According to Google scholar, this paper has been cited 441 times with the most recent being this year. I found two articles about the paper: one from the Telegraph and the other was a story from Reuters Health (I could not find the original article, but I found it on two separate forums). I think this paper is very influential, but it also has the potential to be used in ways that the authors did not intend. The paper emphasizes the need for continued vaccination and increased surveillance to further the effort of poliomyelitis eradication.

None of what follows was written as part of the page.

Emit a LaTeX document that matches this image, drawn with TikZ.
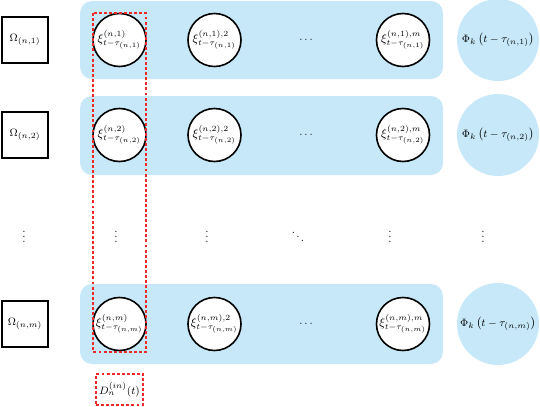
\documentclass[tikz,border=0pt]{standalone}
\usepackage{amsmath}
\definecolor{rowblue}{RGB}{198,232,248}
\definecolor{dred}{RGB}{240,40,40}
\tikzset{
  every node/.style={font=\fontsize{8.3}{10}\selectfont},
  rowband/.style={fill=rowblue, rounded corners=9pt},
  xinode/.style={circle, draw=black, line width=1.2pt, fill=white, minimum size=53*0.75pt, inner sep=0pt, font=\fontsize{8.6}{10}\selectfont},
  phinode/.style={circle, fill=rowblue, minimum size=82*0.75pt, inner sep=0pt},
  omegabox/.style={draw=black, line width=1.4pt, fill=white, minimum size=46*0.75pt, inner sep=0pt},
  redbox/.style={draw=dred, line width=1.3pt, dash pattern=on 2.2pt off 1.6pt},
  lbl/.style={inner sep=0pt}
}
\begin{document}
\begin{tikzpicture}[x=0.75pt,y=-0.75pt]
\useasboundingbox (0,0) rectangle (540,407);
% bands
\fill[rowband] (80,1) rectangle (443,79);
\fill[rowband] (80,96) rectangle (443,175);
\fill[rowband] (80,284) rectangle (443,364);
% row 1
\node[omegabox] (o1) at (25,40) {$\Omega_{(n,1)}$};
\node[xinode] (x11) at (119.5,40) {$\xi^{(n,1)}_{t-\tau_{(n,1)}}$};
\node[xinode] (x12) at (214.5,40) {$\xi^{(n,1),2}_{t-\tau_{(n,1)}}$};
\node[lbl] (h1) at (307,40) {$\cdots$};
\node[xinode] (x1m) at (403,40) {$\xi^{(n,1),m}_{t-\tau_{(n,1)}}$};
\node[phinode] (p1) at (498,40) {$\Phi_k\left(t-\tau_{(n,1)}\right)$};
% row 2
\node[omegabox] (o2) at (25,135) {$\Omega_{(n,2)}$};
\node[xinode] (x21) at (119.5,135) {$\xi^{(n,2)}_{t-\tau_{(n,2)}}$};
\node[xinode] (x22) at (214.5,135) {$\xi^{(n,2),2}_{t-\tau_{(n,2)}}$};
\node[lbl] (h2) at (307,135) {$\cdots$};
\node[xinode] (x2m) at (403,135) {$\xi^{(n,2),m}_{t-\tau_{(n,2)}}$};
\node[phinode] (p2) at (498,135) {$\Phi_k\left(t-\tau_{(n,2)}\right)$};
% dots row
\node[lbl] (v0) at (24,233) {$\vdots$};
\node[lbl] (v1) at (116,233) {$\vdots$};
\node[lbl] (v2) at (207,233) {$\vdots$};
\node[lbl] (dd) at (298,233) {$\ddots$};
\node[lbl] (v3) at (390,233) {$\vdots$};
\node[lbl] (v4) at (483,233) {$\vdots$};
% row m
\node[omegabox] (om) at (25,324) {$\Omega_{(n,m)}$};
\node[xinode] (xm1) at (119.5,324) {$\xi^{(n,m)}_{t-\tau_{(n,m)}}$};
\node[xinode] (xm2) at (214.5,324) {$\xi^{(n,m),2}_{t-\tau_{(n,m)}}$};
\node[lbl] (hm) at (307,324) {$\cdots$};
\node[xinode] (xmm) at (403,324) {$\xi^{(n,m),m}_{t-\tau_{(n,m)}}$};
\node[phinode] (pm) at (498,324) {$\Phi_k\left(t-\tau_{(n,m)}\right)$};
% red dashed column
\draw[redbox] (93,13) rectangle (146,352);
\node[redbox, minimum width=47*0.75pt, minimum height=31*0.75pt, inner sep=0pt] (d) at (119.5,389.5) {$D^{(in)}_n(t)$};
\end{tikzpicture}
\end{document}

However, it seems that this paper has also been picked up as fodder for those in the anti-vaccination movement (one of the forums was hosted by a group called The American Iatrogenic Association – a group focused on raising awareness for illness/ injury caused by physicians).

Links to articles:

http://www.telegraph.co.uk/news/worldnews/centralamericaandthecaribbean/dominicanrepublic/1387873/Vaccine-sparked-polio-outbreak.html

http://medtech.syrene.net/forum/showthread.php?466-Vaccine-Confirmed-as-Source-of-Polio-Outbreak-in-Haiti-Dominican

https://groups.yahoo.com/neo/groups/iatrogenic/conversations/topics/356

Bradley Bowser

Doing my own homework

28 Sep

This week I decided to do some of my own homework. Just for fun.

It’s a graphical abstract of a classic paper we read in class.

Turns out, making a graphical abstract is no easy task! Next week, there’ll be students’ work here again.

What I found most surprising about this paper is that they had to sequence the chimps’ MtDNA to find out what subspecies they were. I would have expected that experts could simply look at a chimp and know what subspecies it is.

Origin of HIV-1 in the chimpanzee Pan troglodytes troglodytes.
Gao F, Bailes E, Robertson DL, Chen Y, Rodenburg CM, Michael SF, Cummins LB, Arthur LO, Peeters M, Shaw GM, Sharp PM, Hahn BH. Nature. 1999 Feb 4;397(6718):436-41.